Transformers Release Date: July 3, 2007 Starring: Shia LaBeouf, Megan Fox, Jon Voight, Josh Duhamel, Tyrese Gibson, John Turturro, Rachel Taylor, Anthony Anderson, Bernie Mac Directed by: Michael Bay
It's been a summer of fast-food movies, but get ready, because the ultimate Happy Meal has finally arrived. That's not a comment on its all-enveloping marketing strategy, just that, like a Happy Meal, Transformers is chock full of things of dubious quality that inexplicably taste good. Mashing a military action film, an alien invasion movie, and a disaster epic into a meaty patty and grilling it up with loads of cheese, Transformers initially goes down easy, but gets less appealing as the digestive process progresses.

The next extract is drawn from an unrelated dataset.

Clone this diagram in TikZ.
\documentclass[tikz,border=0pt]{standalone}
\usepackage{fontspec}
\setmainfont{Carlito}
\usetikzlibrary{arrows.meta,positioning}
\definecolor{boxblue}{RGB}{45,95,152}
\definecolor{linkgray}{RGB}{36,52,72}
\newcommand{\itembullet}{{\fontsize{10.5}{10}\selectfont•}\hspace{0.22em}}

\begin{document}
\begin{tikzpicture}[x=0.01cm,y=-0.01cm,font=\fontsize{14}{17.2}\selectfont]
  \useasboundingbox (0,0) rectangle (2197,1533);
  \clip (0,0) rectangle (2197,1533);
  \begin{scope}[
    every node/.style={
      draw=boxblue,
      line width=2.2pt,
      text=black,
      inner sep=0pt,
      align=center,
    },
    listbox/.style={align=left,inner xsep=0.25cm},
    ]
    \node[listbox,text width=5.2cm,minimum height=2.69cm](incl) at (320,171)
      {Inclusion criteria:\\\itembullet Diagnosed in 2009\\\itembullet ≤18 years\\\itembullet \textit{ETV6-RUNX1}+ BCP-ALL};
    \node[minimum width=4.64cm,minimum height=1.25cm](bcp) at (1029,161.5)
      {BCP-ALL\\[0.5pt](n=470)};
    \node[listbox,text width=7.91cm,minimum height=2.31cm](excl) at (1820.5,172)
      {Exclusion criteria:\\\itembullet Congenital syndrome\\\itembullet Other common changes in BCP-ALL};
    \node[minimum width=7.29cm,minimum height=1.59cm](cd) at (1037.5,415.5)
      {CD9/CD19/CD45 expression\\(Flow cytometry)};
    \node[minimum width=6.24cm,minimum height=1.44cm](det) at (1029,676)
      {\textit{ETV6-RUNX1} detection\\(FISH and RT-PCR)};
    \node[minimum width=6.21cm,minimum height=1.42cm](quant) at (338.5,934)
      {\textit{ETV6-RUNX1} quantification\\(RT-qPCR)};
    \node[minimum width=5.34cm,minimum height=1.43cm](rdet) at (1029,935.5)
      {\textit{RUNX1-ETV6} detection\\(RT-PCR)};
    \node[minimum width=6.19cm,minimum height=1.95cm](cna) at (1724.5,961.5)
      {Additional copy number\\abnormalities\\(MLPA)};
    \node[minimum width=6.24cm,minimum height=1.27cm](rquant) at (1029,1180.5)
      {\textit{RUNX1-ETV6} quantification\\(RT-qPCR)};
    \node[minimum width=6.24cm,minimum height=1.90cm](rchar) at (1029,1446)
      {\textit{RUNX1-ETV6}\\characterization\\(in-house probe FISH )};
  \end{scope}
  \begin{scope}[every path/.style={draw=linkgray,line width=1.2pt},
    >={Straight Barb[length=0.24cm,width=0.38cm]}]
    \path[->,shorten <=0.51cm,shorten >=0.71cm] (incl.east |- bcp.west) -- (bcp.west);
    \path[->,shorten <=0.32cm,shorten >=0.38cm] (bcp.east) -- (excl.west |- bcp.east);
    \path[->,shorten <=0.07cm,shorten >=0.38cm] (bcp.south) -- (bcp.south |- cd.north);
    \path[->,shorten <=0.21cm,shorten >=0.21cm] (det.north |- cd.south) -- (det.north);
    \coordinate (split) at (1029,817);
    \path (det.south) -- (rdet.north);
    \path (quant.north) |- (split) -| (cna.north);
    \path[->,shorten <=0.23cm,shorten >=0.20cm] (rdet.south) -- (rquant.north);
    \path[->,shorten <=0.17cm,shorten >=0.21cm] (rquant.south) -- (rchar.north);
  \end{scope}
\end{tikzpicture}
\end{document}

Food metaphors aside, Transformers is every bit the big, dumb, giant-robot action flick you expect it to be, so anyone who feels the need to criticize it for not being more needs to take a gander at the opening credits. You see, "Hasbro," the toy company that brought Transformer toys over to the U.S. from Japan, is listed as a producing partner.

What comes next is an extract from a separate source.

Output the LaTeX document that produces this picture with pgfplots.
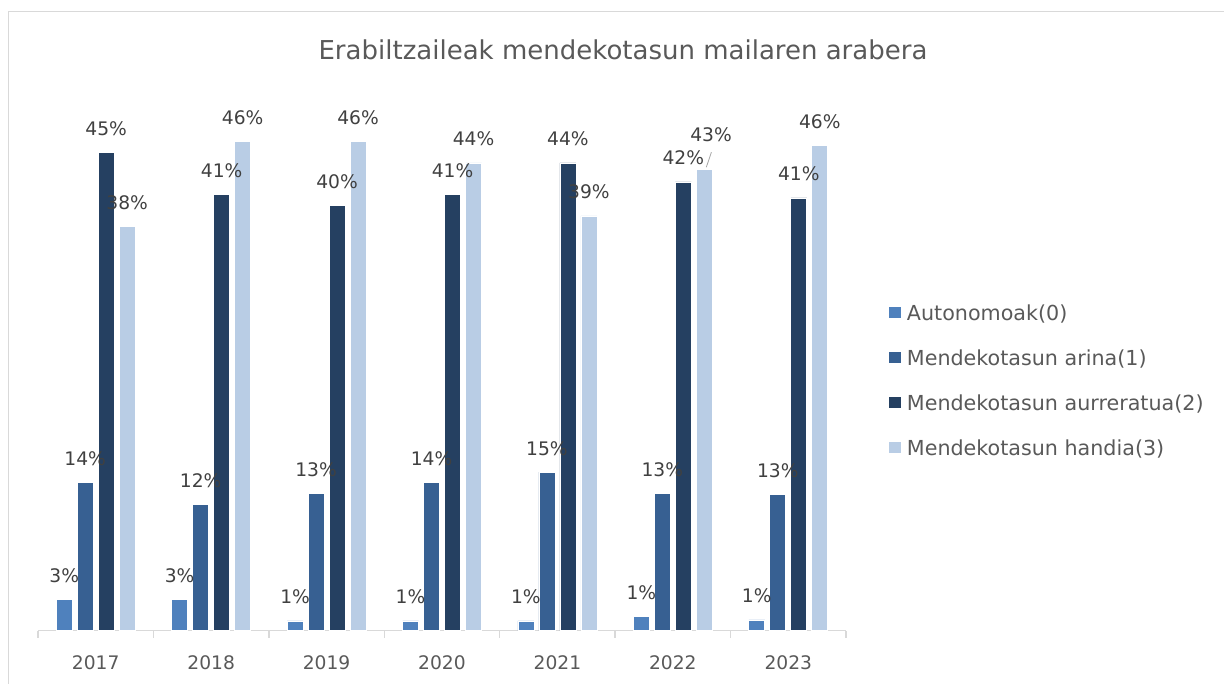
\documentclass[border=0pt]{standalone}
\usepackage{pgfplots}
\pgfplotsset{compat=1.18}
\usepackage{fontspec}
\setmainfont{DejaVu Sans}
\definecolor{cA}{HTML}{4F81BD}
\definecolor{cB}{HTML}{376092}
\definecolor{cC}{HTML}{254061}
\definecolor{cD}{HTML}{B9CDE5}
\definecolor{txt}{HTML}{595959}
\definecolor{lbl}{HTML}{404040}
\definecolor{gridc}{HTML}{D9D9D9}
\begin{document}
\begin{tikzpicture}
\path[use as bounding box] (0pt,0pt) rectangle (918pt,513pt);
\draw[gridc, line width=1.2pt] (6.4pt,0pt) -- (6.4pt,504.4pt) -- (918pt,504.4pt);
\node[anchor=base, text=txt, font=\fontsize{19.5}{23}\selectfont, inner sep=0pt] at (467.25pt,468.5pt) {Erabiltzaileak mendekotasun mailaren arabera};
\begin{axis}[
  at={(28.5pt,40.1pt)}, anchor=south west,
  scale only axis, width=606pt, height=398.6pt,
  ymin=0, ymax=50, xmin=-0.5, xmax=6.5,
  ybar, bar width=12pt,
  clip=false,
  axis y line=none, axis x line*=bottom,
  x axis line style={gridc, line width=1.1pt},
  xtick={0,...,6},
  xticklabels={2017,2018,2019,2020,2021,2022,2023},
  major tick length=0pt,
  minor xtick={-0.5,0.5,...,6.5},
  minor tick length=5.25pt,
  tick align=outside,
  minor tick style={gridc, line width=1.1pt},
  major tick style={draw=none},
  xticklabel style={anchor=base, yshift=-29.5pt, text=txt, font=\fontsize{14}{17}\selectfont},
  /pgf/number format/assume math mode=true,
  point meta=y,
  nodes near coords={\pgfmathprintnumber[fixed,precision=0]{\pgfplotspointmeta}\%},
  every node near coord/.append style={anchor=base, yshift=12.75pt, inner sep=0pt, text=lbl, font=\fontsize{14}{17}\selectfont},
  legend style={at={(1.052,0.469)}, anchor=west, draw=none, fill=none,
    font=\fontsize{15.5}{18}\selectfont, text=txt, row sep=20.5pt, inner sep=0pt,
    nodes={inner sep=0pt},
    /tikz/every odd column/.append style={column sep=4pt}},
  legend cell align=left,
  legend image code/.code={\fill[#1] (0pt,-3.75pt) rectangle (9.5pt,5.75pt);},
]
\addplot[fill=cA, draw=white, line width=0.5pt, bar shift=-23.625pt] coordinates {(0,2.9) (1,2.9) (2,0.9) (3,0.9) (4,0.9) (5,1.3) (6,1.0)};
\addlegendentry{Autonomoak(0)}
\addplot[fill=cB, draw=white, line width=0.5pt, bar shift=-7.875pt] coordinates {(0,13.9) (1,11.9) (2,12.9) (3,13.9) (4,14.9) (5,12.9) (6,12.8)};
\addlegendentry{Mendekotasun arina(1)}
\addplot[fill=cC, draw=white, line width=0.5pt, bar shift=7.875pt] coordinates {(0,45.0) (1,41.0) (2,40.0) (3,41.0) (4,44.0) (5,42.2) (6,40.7)};
\addlegendentry{Mendekotasun aurreratua(2)}
\addplot[fill=cD, draw=white, line width=0.5pt, bar shift=23.625pt] coordinates {(0,38.0) (1,46.0) (2,46.0) (3,44.0) (4,39.0) (6,45.6)};
\addlegendentry{Mendekotasun handia(3)}
\addplot[fill=cD, draw=white, line width=0.5pt, bar shift=23.625pt, forget plot,
  every node near coord/.append style={yshift=8.25pt, xshift=5pt}] coordinates {(5,43.4)};
\draw[gray!70, line width=0.6pt] ([xshift=25.1pt,yshift=1.5pt]axis cs:5,43.4) -- ([xshift=28.9pt,yshift=12.75pt]axis cs:5,43.4);
\end{axis}
\end{tikzpicture}
\end{document}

This is a big toy movie directed by the one man who knows how to play with big toys (little toys like character, dialogue, emotion, and pacing, however, still elude him). And for the first hour and a half, it's pretty damn entertaining.

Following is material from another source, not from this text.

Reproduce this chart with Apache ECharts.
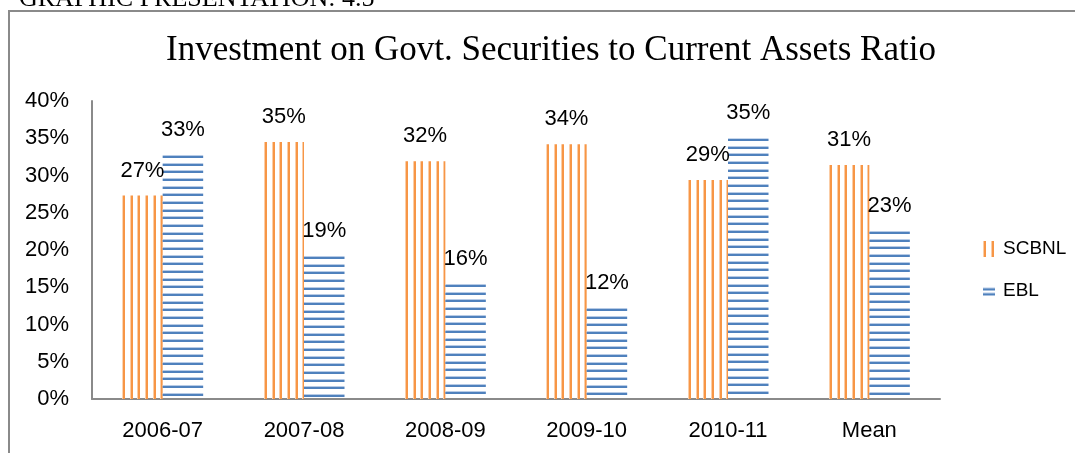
<!DOCTYPE html>
<html>
<head>
<meta charset="utf-8">
<script src="https://cdn.jsdelivr.net/npm/echarts@6/dist/echarts.min.js"></script>
<style>
html,body{margin:0;padding:0;background:#fff;}
#chart{width:1075px;height:453px;}
</style>
</head>
<body>
<div id="chart"></div>
<script>
const categories = ['2006-07', '2007-08', '2008-09', '2009-10', '2010-11', 'Mean'];
const scbnl = [27.3, 34.5, 31.9, 34.2, 29.4, 31.4];
const ebl = [32.8, 19.2, 15.5, 12.2, 35.0, 22.6];
const seriesNames = ['SCBNL', 'EBL'];
const yMin = 0, yMax = 40, yStep = 5;
const titleText = 'Investment on Govt. Securities to Current Assets Ratio';
const headerText = 'GRAPHIC PRESENTATION: 4.5';

const BAR_W = 40.5;

function stripeTile(vertical, dark, light) {
  const c = document.createElement('canvas');
  c.width = 23; c.height = 23;
  const g = c.getContext('2d');
  [0, 8, 15].forEach(p => {
    g.fillStyle = light;
    if (vertical) g.fillRect(p, 0, 1, 23); else g.fillRect(0, p, 23, 1);
    g.fillStyle = dark;
    if (vertical) g.fillRect(p + 1, 0, 2, 23); else g.fillRect(0, p + 1, 23, 2);
  });
  return c;
}
function iconData(vertical, dark, light) {
  const c = document.createElement('canvas');
  c.width = 12; c.height = 16;
  const g = c.getContext('2d');
  if (vertical) {
    g.fillStyle = light; g.fillRect(0, 0, 1, 16); g.fillRect(8, 0, 1, 16);
    g.fillStyle = dark; g.fillRect(1, 0, 2, 16); g.fillRect(9, 0, 2, 16);
  } else {
    g.fillStyle = light; g.fillRect(0, 5, 12, 1); g.fillRect(0, 10, 12, 1);
    g.fillStyle = dark; g.fillRect(0, 6, 12, 2); g.fillRect(0, 11, 12, 2);
  }
  return 'image://' + c.toDataURL();
}

const orangeDark = '#F79646', orangeLight = '#FBCDA6';
const blueDark = '#4F81BD', blueLight = '#B7CBE6';
const orangeTile = stripeTile(true, orangeDark, orangeLight);
const blueTile = stripeTile(false, blueDark, blueLight);

const chart = echarts.init(document.getElementById('chart'));
const labelFont = { fontFamily: '"Liberation Sans", Arial, sans-serif', fontSize: 22, color: '#000' };

chart.setOption({
  animation: false,
  backgroundColor: '#fff',
  graphic: [
    { type: 'rect', shape: { x: 9, y: 11, width: 1100, height: 500 }, style: { fill: 'none', stroke: '#8a8a8a', lineWidth: 2 } },
    { type: 'text', style: { text: headerText, x: 19, y: -1, textAlign: 'left', textVerticalAlign: 'middle', font: '26px "Liberation Serif", serif', fill: '#000' } },
    { type: 'text', style: { text: titleText, x: 551, y: 51, textAlign: 'center', textVerticalAlign: 'middle', font: '35px "Liberation Serif", serif', fill: '#000' } }
  ],
  legend: {
    orient: 'vertical',
    left: 978,
    top: 234,
    itemWidth: 12,
    itemHeight: 16,
    itemGap: 23,
    textStyle: { fontFamily: '"Liberation Sans", Arial, sans-serif', fontSize: 19, color: '#000', padding: [0, 0, 0, 3] },
    data: [
      { name: seriesNames[0], icon: iconData(true, orangeDark, orangeLight) },
      { name: seriesNames[1], icon: iconData(false, blueDark, blueLight) }
    ]
  },
  grid: { left: 92, right: 135, top: 101, bottom: 54, containLabel: false },
  xAxis: {
    type: 'category',
    data: categories,
    boundaryGap: true,
    axisLine: { lineStyle: { color: '#8a8a8a', width: 2 } },
    axisTick: { show: false },
    axisLabel: Object.assign({ margin: 21 }, labelFont)
  },
  yAxis: {
    type: 'value',
    min: yMin, max: yMax, interval: yStep,
    axisLine: { show: true, lineStyle: { color: '#8a8a8a', width: 2 } },
    axisTick: { show: false },
    splitLine: { show: false },
    axisLabel: Object.assign({ margin: 23, formatter: '{value}%' }, labelFont)
  },
  series: [
    {
      name: seriesNames[0], type: 'bar', data: scbnl, barWidth: BAR_W, barGap: '0%',
      itemStyle: { color: { image: orangeTile, repeat: 'repeat' } },
      label: Object.assign({ show: true, position: 'top', distance: 14, formatter: p => Math.round(p.value) + '%' }, labelFont)
    },
    {
      name: seriesNames[1], type: 'bar', data: ebl, barWidth: BAR_W, barGap: '0%',
      itemStyle: { color: { image: blueTile, repeat: 'repeat' } },
      label: Object.assign({ show: true, position: 'top', distance: 14, formatter: p => Math.round(p.value) + '%' }, labelFont)
    }
  ]
});

// anchor each bar's stripe pattern to its own bar edges (positions from the library's scales)
function anchoredData(values, seriesIndex, tile) {
  return values.map((v, i) => {
    const pt = chart.convertToPixel({ seriesIndex: seriesIndex }, [i, v]);
    const left = seriesIndex === 0 ? pt[0] - BAR_W : pt[0];
    return {
      value: v,
      itemStyle: { color: { image: tile, repeat: 'repeat', x: Math.round(left), y: Math.round(pt[1]) } }
    };
  });
}
chart.setOption({
  series: [
    { data: anchoredData(scbnl, 0, orangeTile) },
    { data: anchoredData(ebl, 1, blueTile) }
  ]
});
</script>
</body>
</html>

The story basically involves an intergalactic quest for a powerful, life-giving cube that brings two warring alien factions — the noble Autobots and the evil Decepticons — to Earth. Able to disguise themselves as anything machine-like (usually vehicles), these invaders track down the person who holds the key to the cube's whereabouts: the great-grandson of an artic explorer (still with me?) who first made contact with their race. Although this storyline sounds like a convoluted mess ('cause, well, it is), Bay at least layers the film with enough gags — some of them really effective, like a sly Kill Bill reference and the use of the toy's commercial tagline "more than meets the eye" as a fumbled come-on attempt, and other gags not so much — to make it clear that you're not meant to take any of this too seriously. LaBeouf's sarcastic Sam Witwicky — an average kid with a strange tie to the alien invaders — is charismatic and generally likeable, and his scenes with his parents (Kevin Dunn and Julie White) are probably more entertaining than they have any right to be. I mean, these are supposed to be filler scenes between action, but Dunn, White, and LaBeouf have an easy chemistry that almost makes you want to see more of them together.